======== Data excerpt ========

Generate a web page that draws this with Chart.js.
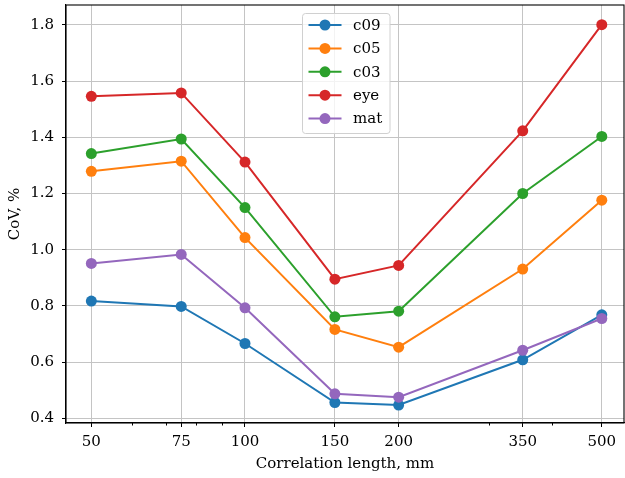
<!DOCTYPE html>
<html lang="en">
<head>
    <meta charset="UTF-8">
    <title>CoV vs correlation length</title>
    <script src="https://cdn.jsdelivr.net/npm/chart.js"></script>
    <style>
        body {
            margin: 0;
            background: #fff;
        }
        #wrap {
            width: 625px;
            height: 478px;
        }
    </style>
</head>
<body>
    <div id="wrap"><canvas id="covChart" width="625" height="478"></canvas></div>

    <script>
        // Data
        const lengths = [50, 75, 100, 150, 200, 350, 500];
        const minorTicks = [60, 70, 80, 90, 300, 400];
        const yTicks = [0.4, 0.6, 0.8, 1.0, 1.2, 1.4, 1.6, 1.8];

        const c09 = [0.817, 0.798, 0.666, 0.456, 0.447, 0.608, 0.768];
        const c05 = [1.279, 1.315, 1.043, 0.716, 0.653, 0.931, 1.176];
        const c03 = [1.342, 1.394, 1.150, 0.761, 0.781, 1.200, 1.403];
        const eye = [1.546, 1.558, 1.312, 0.895, 0.944, 1.423, 1.801];
        const mat = [0.951, 0.983, 0.793, 0.487, 0.475, 0.642, 0.755];

        const seriesNames = ['c09', 'c05', 'c03', 'eye', 'mat'];
        const seriesData = [c09, c05, c03, eye, mat];
        const colors = ['#1f77b4', '#ff7f0e', '#2ca02c', '#d62728', '#9467bd'];

        const FONT = 'DejaVu Serif';
        const FS = 15;

        function makeDataset(i) {
            return {
                label: seriesNames[i],
                data: lengths.map((x, k) => ({ x: x, y: seriesData[i][k] })),
                borderColor: colors[i],
                backgroundColor: colors[i],
                borderWidth: 2,
                pointRadius: 5.5,
                pointBorderWidth: 0,
                pointBackgroundColor: colors[i],
                order: seriesNames.length - i, // later series drawn on top
                tension: 0
            };
        }

        // frame, minor ticks and an in-axes legend
        const extrasPlugin = {
            id: 'extras',
            beforeDatasetsDraw(chart) {
                const ctx = chart.ctx;
                const a = chart.chartArea;
                const xs = chart.scales.x;
                ctx.save();
                ctx.strokeStyle = '#000';
                ctx.lineWidth = 1;
                minorTicks.forEach(v => {
                    const px = Math.round(xs.getPixelForValue(v)) + 0.5;
                    ctx.beginPath();
                    ctx.moveTo(px, a.bottom);
                    ctx.lineTo(px, a.bottom + 2.5);
                    ctx.stroke();
                });
                ctx.restore();
            },
            afterDraw(chart) {
                const ctx = chart.ctx;
                const a = chart.chartArea;
                ctx.save();
                ctx.strokeStyle = '#000';
                ctx.lineWidth = 1.1;
                ctx.strokeRect(a.left, a.top, a.right - a.left, a.bottom - a.top);

                // legend
                const bx = 302.5, by = 13.5, bw = 87.5, bh = 120;
                ctx.beginPath();
                ctx.roundRect(bx, by, bw, bh, 3);
                ctx.fillStyle = 'rgba(255,255,255,0.8)';
                ctx.fill();
                ctx.strokeStyle = '#d0d0d0';
                ctx.lineWidth = 1;
                ctx.stroke();

                ctx.font = FS + 'px "' + FONT + '"';
                ctx.textBaseline = 'middle';
                ctx.textAlign = 'left';
                seriesNames.forEach((name, i) => {
                    const y = 25 + i * 23.4;
                    ctx.strokeStyle = colors[i];
                    ctx.lineWidth = 2;
                    ctx.beginPath();
                    ctx.moveTo(308.5, y);
                    ctx.lineTo(341.5, y);
                    ctx.stroke();
                    ctx.fillStyle = colors[i];
                    ctx.beginPath();
                    ctx.arc(325, y, 5.5, 0, Math.PI * 2);
                    ctx.fill();
                    ctx.fillStyle = '#000';
                    ctx.fillText(name, 353, y + 1);
                });
                ctx.restore();
            }
        };

        new Chart(document.getElementById('covChart'), {
            type: 'line',
            data: { datasets: seriesNames.map((n, i) => makeDataset(i)) },
            options: {
                responsive: false,
                animation: false,
                layout: { autoPadding: false, padding: { left: 0, top: 5, right: 1, bottom: 0 } },
                plugins: {
                    legend: { display: false },
                    tooltip: { enabled: false }
                },
                scales: {
                    x: {
                        type: 'logarithmic',
                        min: 44.6,
                        max: 552.7,
                        afterBuildTicks: s => { s.ticks = lengths.map(v => ({ value: v })); },
                        afterFit: s => {
                            s.height = 55;
                            s.paddingLeft = 0;
                            s.paddingRight = 0;
                        },
                        ticks: {
                            color: '#000',
                            font: { family: FONT, size: FS },
                            padding: 6,
                            maxRotation: 0,
                            autoSkip: false,
                            callback: v => String(v)
                        },
                        grid: {
                            color: '#c4c4c4',
                            lineWidth: 1,
                            tickColor: '#000',
                            tickLength: 4,
                            tickWidth: 1
                        },
                        border: { color: '#000', width: 1.1 },
                        title: {
                            display: true,
                            text: 'Correlation length, mm',
                            color: '#000',
                            font: { family: FONT, size: FS },
                            padding: { top: 0, bottom: 5 }
                        }
                    },
                    y: {
                        min: 0.383,
                        max: 1.871,
                        afterBuildTicks: s => { s.ticks = yTicks.map(v => ({ value: v })); },
                        afterFit: s => {
                            s.width = 66;
                            s.paddingTop = 0;
                            s.paddingBottom = 0;
                        },
                        ticks: {
                            color: '#000',
                            font: { family: FONT, size: FS },
                            padding: 8,
                            callback: v => Number(v).toFixed(1)
                        },
                        grid: {
                            color: '#c4c4c4',
                            lineWidth: 1,
                            tickColor: '#000',
                            tickLength: 4,
                            tickWidth: 1
                        },
                        border: { color: '#000', width: 1.1 },
                        title: {
                            display: true,
                            text: 'CoV, %',
                            color: '#000',
                            font: { family: FONT, size: FS },
                            padding: { top: 6, bottom: 0 }
                        }
                    }
                }
            },
            plugins: [extrasPlugin]
        });
    </script>
</body>
</html>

========

● What is required:
Extract all the data above exactly, excluding every picture.

● Solution:
Generate a web page that draws this with Chart.js.
<!DOCTYPE html>
<html lang="en">
<head>
    <meta charset="UTF-8">
    <title>CoV vs correlation length</title>
    <script src="https://cdn.jsdelivr.net/npm/chart.js"></script>
    <style>
        body {
            margin: 0;
            background: #fff;
        }
        #wrap {
            width: 625px;
            height: 478px;
        }
    </style>
</head>
<body>
    <div id="wrap"><canvas id="covChart" width="625" height="478"></canvas></div>

    <script>
        // Data
        const lengths = [50, 75, 100, 150, 200, 350, 500];
        const minorTicks = [60, 70, 80, 90, 300, 400];
        const yTicks = [0.4, 0.6, 0.8, 1.0, 1.2, 1.4, 1.6, 1.8];

        const c09 = [0.817, 0.798, 0.666, 0.456, 0.447, 0.608, 0.768];
        const c05 = [1.279, 1.315, 1.043, 0.716, 0.653, 0.931, 1.176];
        const c03 = [1.342, 1.394, 1.150, 0.761, 0.781, 1.200, 1.403];
        const eye = [1.546, 1.558, 1.312, 0.895, 0.944, 1.423, 1.801];
        const mat = [0.951, 0.983, 0.793, 0.487, 0.475, 0.642, 0.755];

        const seriesNames = ['c09', 'c05', 'c03', 'eye', 'mat'];
        const seriesData = [c09, c05, c03, eye, mat];
        const colors = ['#1f77b4', '#ff7f0e', '#2ca02c', '#d62728', '#9467bd'];

        const FONT = 'DejaVu Serif';
        const FS = 15;

        function makeDataset(i) {
            return {
                label: seriesNames[i],
                data: lengths.map((x, k) => ({ x: x, y: seriesData[i][k] })),
                borderColor: colors[i],
                backgroundColor: colors[i],
                borderWidth: 2,
                pointRadius: 5.5,
                pointBorderWidth: 0,
                pointBackgroundColor: colors[i],
                order: seriesNames.length - i, // later series drawn on top
                tension: 0
            };
        }

        // frame, minor ticks and an in-axes legend
        const extrasPlugin = {
            id: 'extras',
            beforeDatasetsDraw(chart) {
                const ctx = chart.ctx;
                const a = chart.chartArea;
                const xs = chart.scales.x;
                ctx.save();
                ctx.strokeStyle = '#000';
                ctx.lineWidth = 1;
                minorTicks.forEach(v => {
                    const px = Math.round(xs.getPixelForValue(v)) + 0.5;
                    ctx.beginPath();
                    ctx.moveTo(px, a.bottom);
                    ctx.lineTo(px, a.bottom + 2.5);
                    ctx.stroke();
                });
                ctx.restore();
            },
            afterDraw(chart) {
                const ctx = chart.ctx;
                const a = chart.chartArea;
                ctx.save();
                ctx.strokeStyle = '#000';
                ctx.lineWidth = 1.1;
                ctx.strokeRect(a.left, a.top, a.right - a.left, a.bottom - a.top);

                // legend
                const bx = 302.5, by = 13.5, bw = 87.5, bh = 120;
                ctx.beginPath();
                ctx.roundRect(bx, by, bw, bh, 3);
                ctx.fillStyle = 'rgba(255,255,255,0.8)';
                ctx.fill();
                ctx.strokeStyle = '#d0d0d0';
                ctx.lineWidth = 1;
                ctx.stroke();

                ctx.font = FS + 'px "' + FONT + '"';
                ctx.textBaseline = 'middle';
                ctx.textAlign = 'left';
                seriesNames.forEach((name, i) => {
                    const y = 25 + i * 23.4;
                    ctx.strokeStyle = colors[i];
                    ctx.lineWidth = 2;
                    ctx.beginPath();
                    ctx.moveTo(308.5, y);
                    ctx.lineTo(341.5, y);
                    ctx.stroke();
                    ctx.fillStyle = colors[i];
                    ctx.beginPath();
                    ctx.arc(325, y, 5.5, 0, Math.PI * 2);
                    ctx.fill();
                    ctx.fillStyle = '#000';
                    ctx.fillText(name, 353, y + 1);
                });
                ctx.restore();
            }
        };

        new Chart(document.getElementById('covChart'), {
            type: 'line',
            data: { datasets: seriesNames.map((n, i) => makeDataset(i)) },
            options: {
                responsive: false,
                animation: false,
                layout: { autoPadding: false, padding: { left: 0, top: 5, right: 1, bottom: 0 } },
                plugins: {
                    legend: { display: false },
                    tooltip: { enabled: false }
                },
                scales: {
                    x: {
                        type: 'logarithmic',
                        min: 44.6,
                        max: 552.7,
                        afterBuildTicks: s => { s.ticks = lengths.map(v => ({ value: v })); },
                        afterFit: s => {
                            s.height = 55;
                            s.paddingLeft = 0;
                            s.paddingRight = 0;
                        },
                        ticks: {
                            color: '#000',
                            font: { family: FONT, size: FS },
                            padding: 6,
                            maxRotation: 0,
                            autoSkip: false,
                            callback: v => String(v)
                        },
                        grid: {
                            color: '#c4c4c4',
                            lineWidth: 1,
                            tickColor: '#000',
                            tickLength: 4,
                            tickWidth: 1
                        },
                        border: { color: '#000', width: 1.1 },
                        title: {
                            display: true,
                            text: 'Correlation length, mm',
                            color: '#000',
                            font: { family: FONT, size: FS },
                            padding: { top: 0, bottom: 5 }
                        }
                    },
                    y: {
                        min: 0.383,
                        max: 1.871,
                        afterBuildTicks: s => { s.ticks = yTicks.map(v => ({ value: v })); },
                        afterFit: s => {
                            s.width = 66;
                            s.paddingTop = 0;
                            s.paddingBottom = 0;
                        },
                        ticks: {
                            color: '#000',
                            font: { family: FONT, size: FS },
                            padding: 8,
                            callback: v => Number(v).toFixed(1)
                        },
                        grid: {
                            color: '#c4c4c4',
                            lineWidth: 1,
                            tickColor: '#000',
                            tickLength: 4,
                            tickWidth: 1
                        },
                        border: { color: '#000', width: 1.1 },
                        title: {
                            display: true,
                            text: 'CoV, %',
                            color: '#000',
                            font: { family: FONT, size: FS },
                            padding: { top: 6, bottom: 0 }
                        }
                    }
                }
            },
            plugins: [extrasPlugin]
        });
    </script>
</body>
</html>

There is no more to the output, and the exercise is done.